Sam just likes to hit things with sledgehammers...












THE AFTERMATH




 Post demo we retired to the Mexican place across the street for beer and way too much food out of the terrace.

That was a damn fun and productive day!


Nothing was left by the end of the day.  Amazing work.


 Cherub is blessed with some great folks.  Fun to work with and a blast to hang out and destroy real estate with.



Sledgehammer Biopsy. (This may sting a little)

The day after we signed the mortgage and picked up the keys it was time to start exploring our new kingdom.  I walked around the place and randomly broke holes in walls to see just what was hiding in the 80 year old nooks and crannies.

Suspended ceilings hide frightening things.  Like this giant metallic and plastic octopus.





Creepy bathrooms are creepier with holes bashed through them.
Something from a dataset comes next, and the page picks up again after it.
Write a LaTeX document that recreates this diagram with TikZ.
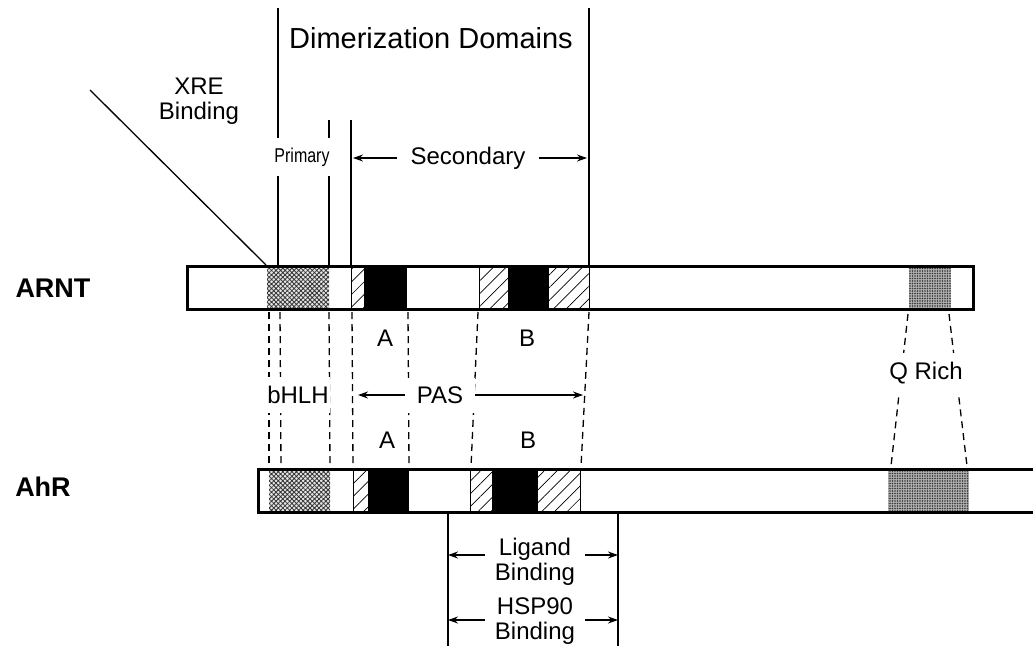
\documentclass[tikz,border=0pt]{standalone}
\usepackage{fontspec}
\setmainfont{Liberation Sans}
\usetikzlibrary{arrows.meta, patterns, patterns.meta, positioning}

\begin{document}
\begin{tikzpicture}[x=1pt, y=-1pt, >={Stealth[length=10pt,width=7pt]},
    lbl/.style={font=\fontsize{24}{25}\selectfont, inner sep=1pt, align=center},
    protlbl/.style={font=\bfseries\fontsize{27}{28}\selectfont},
    bar/.style={line width=3pt},
    hatched/.style={draw, line width=0.6pt, pattern={Lines[angle=45,distance=9pt,line width=0.7pt]}},
    core/.style={fill=black},
    hlh/.style={fill=gray!20, postaction={pattern={Hatch[angle=45,distance=3.2pt,line width=0.8pt]}, pattern color=black!80}},
    qrich/.style={fill=gray!60, postaction={pattern={Dots[distance=2.5pt,radius=0.8pt]}, pattern color=black!80}},
    guide/.style={line width=1.3pt, dash pattern=on 7pt off 5pt},
    rule/.style={line width=1.3pt}]

\clip (0,0) rectangle (1033,646);

% ARNT bar
\path[hlh] (267,266) rectangle (329,309);
\path[hatched] (351,266) rectangle (364,309);
\path[core] (364,266) rectangle (407,309);
\path[hatched] (479,266) rectangle (508,309);
\path[core] (508,266) rectangle (548,309);
\path[hatched] (548,266) rectangle (589,309);
\path[qrich] (909,266) rectangle (951,309);
\draw[bar] (187.5,266) rectangle (973.5,309);

% AhR bar
\path[hlh] (269,469) rectangle (330,512);
\path[hatched] (353,469) rectangle (368,512);
\path[core] (368,469) rectangle (409,512);
\path[hatched] (470,469) rectangle (492,512);
\path[core] (492,469) rectangle (537,512);
\path[hatched] (537,469) rectangle (580,512);
\path[qrich] (888,469) rectangle (969,512);
\draw[bar] (258.5,469) rectangle (1045,512);

\node[protlbl] (arnt) at (53,288) {ARNT};
\node[protlbl] (ahr) at (43,487) {AhR};

% dashed guides between the bars
\foreach \i/\u/\l in {1/269/269, 2/280/281, 3/329/330, 4/352/353, 5/408/409, 6/478/471, 7/589/581}
  {\coordinate (u\i) at (\u,312);
   \coordinate (l\i) at (\l,467);
   \draw[guide] (u\i) -- (l\i);}
\coordinate (uq1) at (908,314);
\coordinate (lq1) at (891,466);
\coordinate (uq2) at (949,314);
\coordinate (lq2) at (967,466);
\draw[guide] (uq1) -- (lq1);
\draw[guide] (uq2) -- (lq2);

\node[lbl] (ta) at (385,338) {A};
\node[lbl] (tb) at (527,338) {B};
\node[lbl] (ba) at (387,440) {A};
\node[lbl] (bb) at (528,440) {B};
\node[lbl, fill=white, inner ysep=9pt] (hlhlbl) at (298,395) {bHLH};
\node[lbl, fill=white, inner xsep=12pt, inner ysep=9pt] (pas) at (440,395) {PAS};
\coordinate (pasl) at (358,395);
\coordinate (pasr) at (583,395);
\draw[->, rule] (pas.west) -- (pasl);
\draw[->, rule] (pas.east) -- (pasr);
\node[lbl, fill=white, inner ysep=9pt, inner xsep=3pt] (qlbl) at (926,373) {Q Rich};

% dimerization domains
\coordinate (d1) at (278,8);
\coordinate (d2) at (589,8);
\coordinate (p1) at (329,120);
\coordinate (p2) at (351,120);
\draw[rule] (d1) -- (278,264.5);
\draw[rule] (d2) -- (589,264.5);
\draw[rule] (p1) -- (329,264.5);
\draw[rule] (p2) -- (351,264.5);
\node[lbl, font=\fontsize{29}{30}\selectfont] (dimer) at (431,38) {Dimerization Domains};
\node[lbl, fill=white, inner xsep=0pt, inner ysep=10pt] (prim) at (302,157)
  {\fontsize{20}{21}\selectfont\scalebox{0.8}[1]{Primary}};
\node[lbl, inner xsep=13pt] (sec) at (468,158) {Secondary};
\coordinate (secl) at (353,158);
\coordinate (secr) at (587,158);
\draw[->, rule] (sec.west) -- (secl);
\draw[->, rule] (sec.east) -- (secr);

% XRE binding
\node[lbl] (xre) at (199,101) {XRE\\Binding};
\coordinate (xtail) at (90,90);
\coordinate (xhead) at (266,265);
\draw[rule] (xtail) -- (xhead);

% ligand / HSP90 binding
\coordinate (g1) at (448,514);
\coordinate (g2) at (618,514);
\draw[rule] (g1) -- (448,646);
\draw[rule] (g2) -- (618,646);
\node[lbl, inner xsep=10pt] (lig) at (535,562) {Ligand\\Binding};
\node[lbl, inner xsep=10pt] (hsp) at (535,621) {HSP90\\Binding};
\coordinate (ll) at (448,555);
\coordinate (lr) at (618,555);
\coordinate (hl) at (448,620);
\coordinate (hr) at (618,620);
\draw[->, rule] (ll -| lig.west) -- (ll);
\draw[->, rule] (lr -| lig.east) -- (lr);
\draw[->, rule] (hl -| hsp.west) -- (hl);
\draw[->, rule] (hr -| hsp.east) -- (hr);
\end{tikzpicture}
\end{document}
It was bad.  Not horrific, but bad enough that the amount of work ahead of us became a little frightening.  We knew if was going to be a total demo back to the support walls, with all electrical, plumbing, heating, phones, etc being stripped back to the sources, but we had no clue the place is built like a battle ship in certain spots.  Multiple layers of sheet rock and steel studs, glued and screwed to the old plaster, which in some places was put over nearly inch thick tongue and groove wood siding.  They don't build em like that anymore...

The old office was build frighteningly well.  Just this tiny amount of demo took 3 hours.
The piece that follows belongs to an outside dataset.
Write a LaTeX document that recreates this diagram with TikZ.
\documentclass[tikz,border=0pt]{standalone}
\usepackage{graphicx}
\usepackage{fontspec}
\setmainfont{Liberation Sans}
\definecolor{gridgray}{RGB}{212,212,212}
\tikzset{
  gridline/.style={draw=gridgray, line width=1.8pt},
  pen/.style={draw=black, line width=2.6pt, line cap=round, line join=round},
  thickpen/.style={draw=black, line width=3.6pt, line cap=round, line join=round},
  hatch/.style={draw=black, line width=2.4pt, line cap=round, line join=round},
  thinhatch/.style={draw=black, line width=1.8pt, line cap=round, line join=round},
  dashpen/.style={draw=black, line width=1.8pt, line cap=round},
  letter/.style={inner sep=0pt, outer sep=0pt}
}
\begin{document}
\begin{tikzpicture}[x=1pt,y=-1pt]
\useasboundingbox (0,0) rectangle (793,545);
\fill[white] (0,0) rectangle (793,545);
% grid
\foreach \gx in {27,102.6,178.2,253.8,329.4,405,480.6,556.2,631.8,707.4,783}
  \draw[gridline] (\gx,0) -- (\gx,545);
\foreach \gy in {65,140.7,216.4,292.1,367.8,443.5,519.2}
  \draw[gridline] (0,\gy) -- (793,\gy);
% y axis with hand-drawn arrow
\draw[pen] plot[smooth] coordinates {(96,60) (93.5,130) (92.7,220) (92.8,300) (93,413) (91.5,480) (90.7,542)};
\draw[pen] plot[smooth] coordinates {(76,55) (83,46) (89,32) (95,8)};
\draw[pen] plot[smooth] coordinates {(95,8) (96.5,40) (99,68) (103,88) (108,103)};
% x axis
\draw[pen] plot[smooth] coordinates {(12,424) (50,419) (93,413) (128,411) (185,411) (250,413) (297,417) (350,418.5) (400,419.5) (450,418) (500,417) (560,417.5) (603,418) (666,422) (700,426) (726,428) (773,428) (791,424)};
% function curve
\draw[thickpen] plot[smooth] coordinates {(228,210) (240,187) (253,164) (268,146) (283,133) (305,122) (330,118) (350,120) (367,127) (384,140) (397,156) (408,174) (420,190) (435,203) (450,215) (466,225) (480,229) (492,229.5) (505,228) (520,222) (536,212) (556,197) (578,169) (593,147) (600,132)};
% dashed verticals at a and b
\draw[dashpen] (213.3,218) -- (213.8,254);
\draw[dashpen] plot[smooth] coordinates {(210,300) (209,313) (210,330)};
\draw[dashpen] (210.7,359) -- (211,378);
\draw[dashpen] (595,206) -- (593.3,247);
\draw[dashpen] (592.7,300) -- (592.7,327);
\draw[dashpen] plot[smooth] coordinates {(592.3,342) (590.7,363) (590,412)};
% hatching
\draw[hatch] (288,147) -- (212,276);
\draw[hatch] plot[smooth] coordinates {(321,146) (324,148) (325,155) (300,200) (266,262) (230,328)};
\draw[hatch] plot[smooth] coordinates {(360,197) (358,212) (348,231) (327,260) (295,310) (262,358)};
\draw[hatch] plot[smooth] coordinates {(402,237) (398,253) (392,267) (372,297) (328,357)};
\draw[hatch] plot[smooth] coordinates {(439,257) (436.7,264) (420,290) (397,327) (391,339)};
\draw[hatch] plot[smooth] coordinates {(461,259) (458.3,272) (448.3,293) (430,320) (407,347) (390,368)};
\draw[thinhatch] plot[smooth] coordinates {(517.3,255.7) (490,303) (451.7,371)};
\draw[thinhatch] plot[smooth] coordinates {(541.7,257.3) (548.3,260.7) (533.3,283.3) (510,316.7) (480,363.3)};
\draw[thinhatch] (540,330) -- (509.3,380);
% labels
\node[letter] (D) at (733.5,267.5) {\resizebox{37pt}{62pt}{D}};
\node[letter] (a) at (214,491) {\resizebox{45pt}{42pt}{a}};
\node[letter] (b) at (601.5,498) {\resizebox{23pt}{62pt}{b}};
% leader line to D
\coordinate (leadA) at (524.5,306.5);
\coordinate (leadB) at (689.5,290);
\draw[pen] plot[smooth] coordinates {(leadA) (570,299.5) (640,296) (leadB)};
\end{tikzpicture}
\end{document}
The false ceiling in the large open area was the first thing to be seriously attacked.  We threw a ladder up the to side wall and began tearing down the ancient fiberboard(no, not asbestos) to get a peek at the condition of the barrel vault.  It was tremendously exciting to finally poke our heads up above the old iron trusses and see the scope of the roof scape.



Very first picture of the barrel vault.  There is still dust in the air.
                                                                  It was tremendous!
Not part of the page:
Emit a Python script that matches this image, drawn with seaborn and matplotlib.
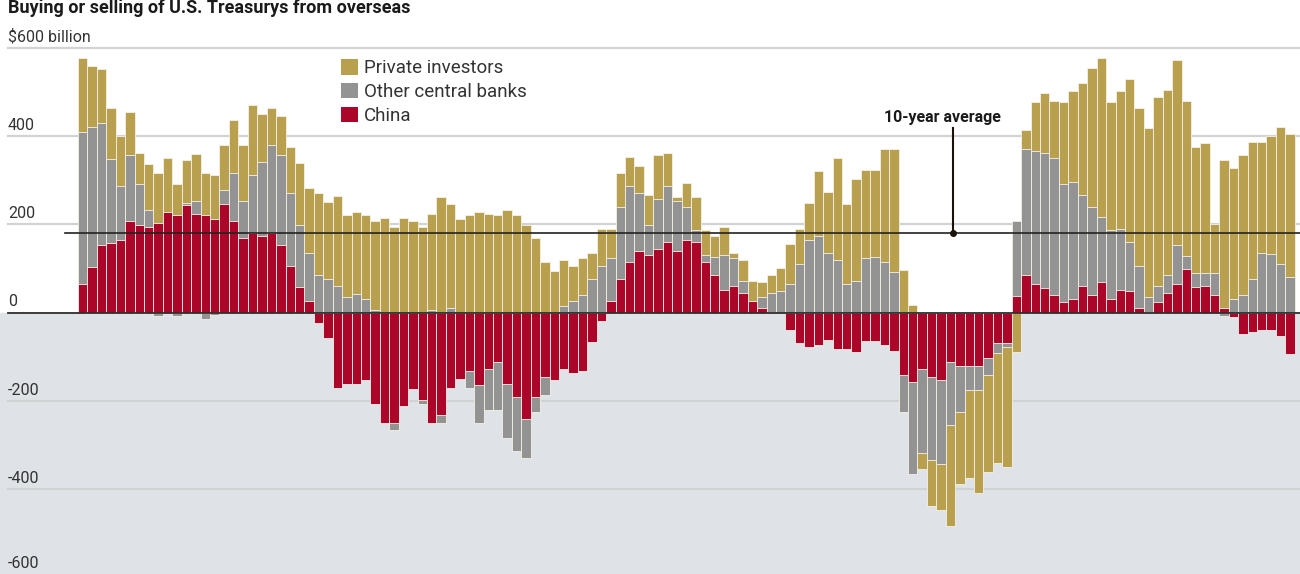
import numpy as np
import pandas as pd
import matplotlib
matplotlib.use("Agg")
import matplotlib.pyplot as plt
import seaborn as sns
from matplotlib.patches import Patch

# rolling net purchases, $ billion
china = [64, 103, 153, 157, 165, 208, 199, 195, 202, 228,
         220, 244, 223, 220, 211, 245, 207, 169, 181, 174,
         181, 153, 106, 57, 26, -24, -57, -170, -162, -162,
         -153, -208, -250, -250, -211, -174, -199, -250, -233, -170,
         -151, -132, -165, -128, -111, -162, -191, -241, -191, -145,
         -153, -128, -137, -132, -66, -19, 26, 77, 115, 140,
         131, 144, 161, 140, 165, 161, 115, 85, 52, 60,
         44, 26, 10, 1, 0, -40, -69, -78, -73, -61,
         -82, -82, -90, -65, -65, -73, -86, -141, -158, -128,
         -145, -153, -111, -120, -120, -120, -103, -69, -69, 38,
         85, 64, 56, 39, 23, 31, 60, 40, 69, 31,
         52, 48, 10, 2, 23, 44, 64, 98, 57, 60,
         40, 10, -11, -48, -43, -39, -39, -52, -94]
other = [344, 317, 276, 192, 121, 150, 92, 38, -7, 0,
         -7, 5, 30, -14, -5, 33, 109, 84, 131, 167,
         198, 205, 164, 141, 108, 85, 76, 60, 35, 43,
         30, 5, 0, -16, 0, 0, -8, 5, -17, 11,
         0, -38, -85, -92, -109, -121, -122, -88, -33, -42,
         0, 14, 26, 39, 77, 106, 97, 163, 171, 130,
         68, 113, 125, 113, 75, 25, 16, 42, 79, 63,
         28, 0, 25, 43, 48, 64, 110, 165, 173, 135,
         119, 64, 72, 123, 127, 115, 93, -83, -208, -189,
         -189, -189, -143, -105, -55, -55, -38, -22, -9, 170,
         286, 302, 306, 311, 268, 264, 206, 200, 147, 155,
         138, 113, 96, 33, 37, 41, 89, 30, 33, 30,
         50, -7, 31, 40, 77, 136, 132, 110, 81]
private = [168, 139, 122, 114, 114, 97, 71, 104, 114, 122,
           71, 97, 106, 96, 101, 101, 121, 126, 159, 109,
           84, 88, 104, 140, 148, 185, 174, 205, 185, 185,
           190, 202, 215, 194, 215, 207, 194, 218, 261, 234,
           211, 220, 228, 224, 220, 233, 220, 199, 169, 115,
           94, 106, 80, 84, 59, 84, 67, 76, 67, 63,
           67, 101, 76, 8, 54, 75, 55, 47, 63, 13,
           47, 46, 34, 41, 54, 92, 80, 84, 147, 139,
           231, 181, 231, 201, 197, 255, 277, 97, 18, -38,
           -104, -104, -230, -163, -200, -233, -221, -250, -272, -90,
           42, 110, 135, 129, 185, 206, 255, 315, 360, 290,
           311, 369, 357, 382, 428, 420, 419, 351, 284, 293,
           110, 335, 297, 318, 310, 251, 268, 311, 323]
ten_year_avg = 180

GOLD = "#b9a04f"
GRAY = "#939393"
RED = "#ab0529"

c = np.array(china)
o = np.array(other)
p = np.array(private)
df = pd.DataFrame({"period": np.arange(len(c))})
# positive and negative parts stacked separately, China nearest zero
df["pos_red"] = c.clip(min=0)
df["pos_gray"] = df["pos_red"] + o.clip(min=0)
df["pos_gold"] = df["pos_gray"] + p.clip(min=0)
df["neg_red"] = c.clip(max=0)
df["neg_gray"] = df["neg_red"] + o.clip(max=0)
df["neg_gold"] = df["neg_gray"] + p.clip(max=0)

plt.rcParams["font.family"] = ["Roboto", "DejaVu Sans"]

fig = plt.figure(figsize=(13, 5.74), dpi=100)
ax = fig.add_axes([0, 0, 1, 1])

for col, color in [("pos_gold", GOLD), ("pos_gray", GRAY), ("pos_red", RED),
                   ("neg_gold", GOLD), ("neg_gray", GRAY), ("neg_red", RED)]:
    sns.barplot(data=df, x="period", y=col, color=color, width=1, saturation=1,
                errorbar=None, edgecolor="#f4f1e8", linewidth=0.6, ax=ax, zorder=2)

ax.set_xlim(-8.77, 129.06)
ax.set_ylim(-592, 708)
ax.axis("off")

ax.axhspan(-800, 0, color="#dfe3e7", zorder=0)
for v in [600, 400, 200, -200, -400, -600]:
    ax.axhline(v, xmin=8 / 1300, color="#d0d2d4", lw=1.6, zorder=0.5)
ax.axhline(0, xmin=8 / 1300, color="#2e2e2e", lw=1.3, zorder=4)
ax.axhline(ten_year_avg, xmin=65 / 1300, color="#222222", lw=1.2, zorder=4)

ytr = ax.get_yaxis_transform()
labels = {600: "$600 billion", 400: "400", 200: "200", 0: "0",
          -200: "-200", -400: "-400", -600: "-600"}
for v, t in labels.items():
    y = v + 14 if v > -600 else v + 22
    ax.text(8 / 1300, y, t, transform=ytr, ha="left", va="baseline",
            fontsize=11.5, color="#333333")

# 10-year average callout
ax.plot([92.3, 92.3], [418, ten_year_avg], color="#1a1208", lw=1.5, zorder=5)
ax.plot([92.3], [ten_year_avg], "o", color="#1a1208", ms=4, zorder=5)
ax.text(91.2, 441, "10-year average", ha="center", va="center",
        fontsize=11.5, fontweight="bold", color="#1a1a1a")

handles = [Patch(facecolor=GOLD, label="Private investors"),
           Patch(facecolor=GRAY, label="Other central banks"),
           Patch(facecolor=RED, label="China")]
ax.legend(handles=handles, loc="upper left", bbox_to_anchor=(341 / 1300, 1 - 59 / 574),
          bbox_transform=fig.transFigure, frameon=False, fontsize=13.5,
          handlelength=0.9, handleheight=0.9, handletextpad=0.3,
          labelspacing=0.3, borderpad=0, borderaxespad=0, labelcolor="#333333")

fig.text(8 / 1300, 1 - 13 / 574, "Buying or selling of U.S. Treasurys from overseas",
         ha="left", va="baseline", fontsize=13, fontweight="bold", color="#1a1a1a")

fig.savefig("out.png", dpi=100)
The following week we had a licensed electrician in to kill all the power in the building expect for one outlet right next to the main power panel so we knew we could strip 80 years of accreted wiring and patches.  Best to start fresh.  We also turned off the gas supplies(2 meters) and locked them off to make sure that we could remove all the old gas piping for replacement.  The water we left on.  Accidentally cutting a water line is annoying, and frequently amusing, and shutting off the one usable bathroom is NOT an option.

Once the dumpster arrived, courtesy of our good friends at Captain Hook.  We like those guys a lot.  Small, local company and the name rocks!

We began in earnest to get the ceiling torn down and all the old electrical stripped off the walls.  Marks father, Ray came in to lend a hand for the demolition portion of the project, mainly because Barb wants him out of the house.  Mark worked on the ceilings off the ladder, Ray worked on the electrical and plumbing removal.
First of 10 piles of wiring, plumbing and HVAC metal we removed.

















After a few days we could start to see the span of the barrel vault.  It is everything we had hoped for.





 On the down side of our project planning, it became clear that the leaks in the smaller portion of the building were bad enough to justify a complete tear off and replacement.  Luckily we end up with a superior roof with all of the old penetrations removed and sealed over with a high tech membrane roofing system that will guarantee us a lifetime of security.





Luckily we have used a local company for roofing in the past.  Buck Roofing came out to inspect the project and gave us a quite reasonable bid that we accepted almost immediately. Normally multiple bids are advisable, but we knew what the price range should have been for the bid and when they came in slightly under budget, it was time to sign a contract.  The roof project is set to begin sometime in early November.

The first slow parts of demolition was a blast, we cannot wait to get deeper into the project!